Corria o mês de agosto de 1913 quando a expedição liderada pelo geógrafo e bibliotecário alemão Hans Praesent chegava ao cimo do Pico de Urbión. Uma fotografia instantânea tirada a 2228 m de altitude imortalizava a façanha. O cão de caça de um dos habitantes locais acompanhou-os durante todo o percurso.
Sem largar a sua máquina fotográfica, o geógrafo alemão fotografou a Laguna de Urbión e do horizonte por detrás do desfiladeiro. Essas imagens transportam-nos, atualmente, para uma paisagem a preto e branco, na qual o rio Douro abre caminho pouco depois de nascer.
Hans Praesent não foi o primeiro a documentar graficamente a subida até à nascente do Douro. No início do século XX, os irmãos Baroja aventuraram-se a subir, abrindo caminho através da neve, do nevoeiro e de um vento glaciar, tal como refletido nas gravuras que tão magistralmente desenhou Ricardo Baroja. O seu irmão Pío narrou-o no diário El Imparcial, entre 1901 e 1902, altura em que tinham apenas trinta anos. Voltou a recordá-lo mais tarde, na segunda parte das suas Memórias de um homem de ação: El Escuadrón del Brigante [O Esquadrão do Bandido] (1913).
«Caminhámos com grande dificuldade pela encosta de um monte. À medida que avançávamos, chegámos ao cume da ravina onde nasce o Douro. A partir do ponto elevado em que nos encontrávamos, avistávamos duas lagoas: a Negra e a Gelada; a Gelada apenas se distinguia por estar coberta de neve; a lagoa Negra, em contrapartida, no meio da ravina, parecia uma mancha de tinta redonda num papel branco».
Pío Baroja
El escuadrón del Brigante [O Esquadrão do Bandido]
1913
Acompanhados pelo escritor hispano-helvético Paul Schmitz e por um par de guardas civis, Ricardo e Pío Baroja almoçaram no cume do Urbión:
«Comemos no pico do Urbión; à tarde, descemos à nossa caverna, dormimos nela e, no dia seguinte, preparámo-nos para a caminhada. Untámos as botas com gordura de cavalo e, com as mantas, fizemos tiras para envolvermos as pernas. Parecíamos esquimós».
Pío Baroja
El escuadrón del Brigante [O Esquadrão do Bandido]
1913
São várias as lagoas que coroam o ponto de encontro de duas províncias no cume dos Picos de Urbión. A Lagoa de Urbión, em La Rioja, e, na província de Sória, a Lagoa Negra e a Lagoa Gelada; ligeiramente mais afastadas estão também a Lagoa Larga e a Culebra. Situadas a mais de dois mil metros de altitude, estas lagoas guardam o rio Douro nos seus primeiros pulsares. São a prova de sobrevivência de um círculo hidrológico que, no seu curso, será alimentado em ambas as margens por dezenas de afluentes até se tornar na maior bacia hidrográfica da Península Ibérica.

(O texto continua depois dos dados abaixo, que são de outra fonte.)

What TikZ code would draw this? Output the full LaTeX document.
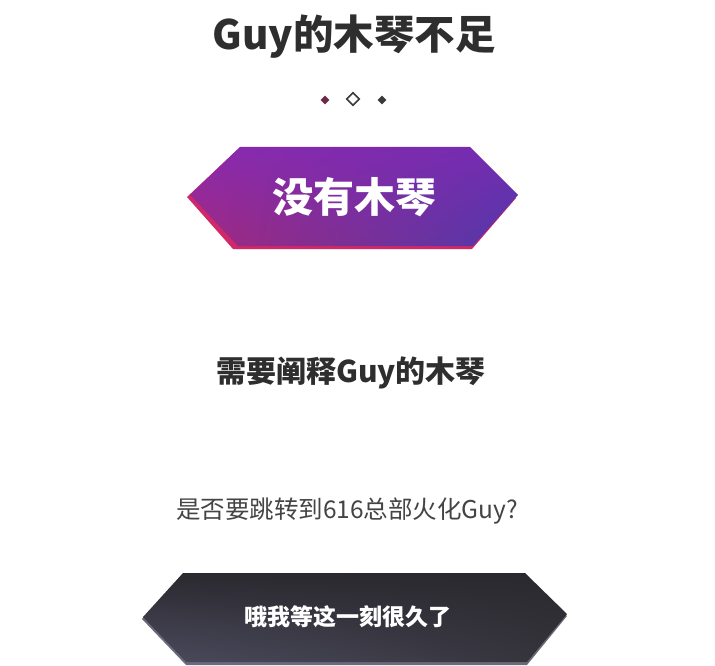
\documentclass[tikz,border=0pt]{standalone}
\usepackage{fontspec}
\newfontfamily\cjk{Noto Sans CJK SC}
\usetikzlibrary{shapes.geometric,shadings}
\definecolor{titlegray}{HTML}{2E2E2E}
\definecolor{textgray}{HTML}{444444}
\definecolor{dotred}{HTML}{6A2A48}
\definecolor{dotgray}{HTML}{3A3A3A}
\definecolor{pulA}{HTML}{8A2AAE}
\definecolor{pulB}{HTML}{742CB0}
\definecolor{pulC}{HTML}{A4287E}
\definecolor{pulD}{HTML}{5038AC}
\definecolor{pulEdge}{HTML}{D02868}
\definecolor{darkA}{HTML}{2A292F}
\definecolor{darkB}{HTML}{34333A}
\definecolor{darkC}{HTML}{4C4B5E}
\definecolor{darkEdge}{HTML}{6A6A7A}
\tikzset{
  titletext/.style={font=\cjk\bfseries\fontsize{40.5}{40.5}\selectfont, text=titlegray, inner sep=0pt},
  subtext/.style={font=\cjk\bfseries\fontsize{30}{30}\selectfont, text=titlegray, inner sep=0pt},
  qtext/.style={font=\cjk\fontsize{24.5}{24.5}\selectfont, text=textgray, inner sep=0pt},
  btntext/.style={font=\cjk\bfseries\fontsize{41}{41}\selectfont, text=white, inner sep=0pt},
  dbtntext/.style={font=\cjk\bfseries\fontsize{23}{23}\selectfont, text=white, inner sep=0pt},
  dotmark/.style={diamond, minimum width=9pt, minimum height=9pt, inner sep=0pt},
}
\begin{document}
\begin{tikzpicture}[x=1pt,y=-1pt]
\useasboundingbox (0,0) rectangle (715,666);
\fill[white] (0,0) rectangle (715,666);
% title
\node[titletext] (title) at (354,37) {Guy的木琴不足};
% diamonds
\node[dotmark, fill=dotred] (dl) at (325,100) {};
\node[diamond, draw=dotgray, line width=1.6pt, minimum width=13pt, minimum height=13pt, inner sep=0pt] (dc) at (353,99) {};
\node[dotmark, fill=dotgray] (dr) at (382,100) {};
% purple button
\fill[pulEdge] (187,197) -- (237,150) -- (470,150) -- (516,198) -- (472,249) -- (233,249) -- cycle;
\shade[upper left=pulA, upper right=pulB, lower left=pulC, lower right=pulD]
  (190,195) -- (240,147) -- (470,147) -- (518,195) -- (473,246) -- (238,246) -- cycle;
\node[btntext] (pbtn) at (354,197) {没有木琴};
% middle texts
\node[subtext] (sub) at (351,373) {需要阐释Guy的木琴};
\node[qtext] (q) at (347,511) {是否要跳转到616总部火化Guy?};
% dark button
\fill[darkEdge] (142,619) -- (184,575) -- (525,575) -- (567,616) -- (527,665) -- (186,665) -- cycle;
\shade[upper left=darkA, upper right=darkA, lower left=darkC, lower right=darkB]
  (143,617) -- (183,573) -- (525,573) -- (567,614) -- (527,662) -- (186,662) -- cycle;
\node[dbtntext] (dbtn) at (348,617) {哦我等这一刻很久了};
\end{tikzpicture}
\end{document}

A pujança daquela paisagem também não deixou indiferente Antonio Machado, o insigne poeta transformou-a em terras míticas, as terras de Alvargonzález.
«Sou um homem extraordinariamente sensível ao lugar em que vivo. A geografia, as tradições, os costumes das populações por onde passo, impressionam-me profundamente e deixam a sua marca no meu espírito».
Antonio Machado
La Voz de España
1930
É na Lagoa Negra que Machado encontra o cenário perfeito para o seu drama dos Alvargonzález. São extensas as horas em que não recebe luz direta. Trata-se de um lugar, nas palavras de Machado, onde o eco dorme, onde envolve:
«Chegaram os assassinos / da Lagoa Negra, / água transparente e silenciosa / que a enorme muralha de pedra, / onde os abutres se aninham / e o eco dorme, envolve; / água límpida onde bebem / as águias da serra, / onde o javali montês / e o cervo e o corço matam a sede; / água pura e silenciosa / que copia coisas eternas; / água impassível que guarda / no seu seio as estrelas. / Pai! gritaram; ao fundo / da lagoa serena / caíram, e o eco, pai! / se repetiu de pena em pena».
Antonio Machado
La tierra de Alvargonzález [A terra de Alvargonzález]
Romance de 712 versos. Mundial Magazine em 1912 e em Campos de Castilla, 1912.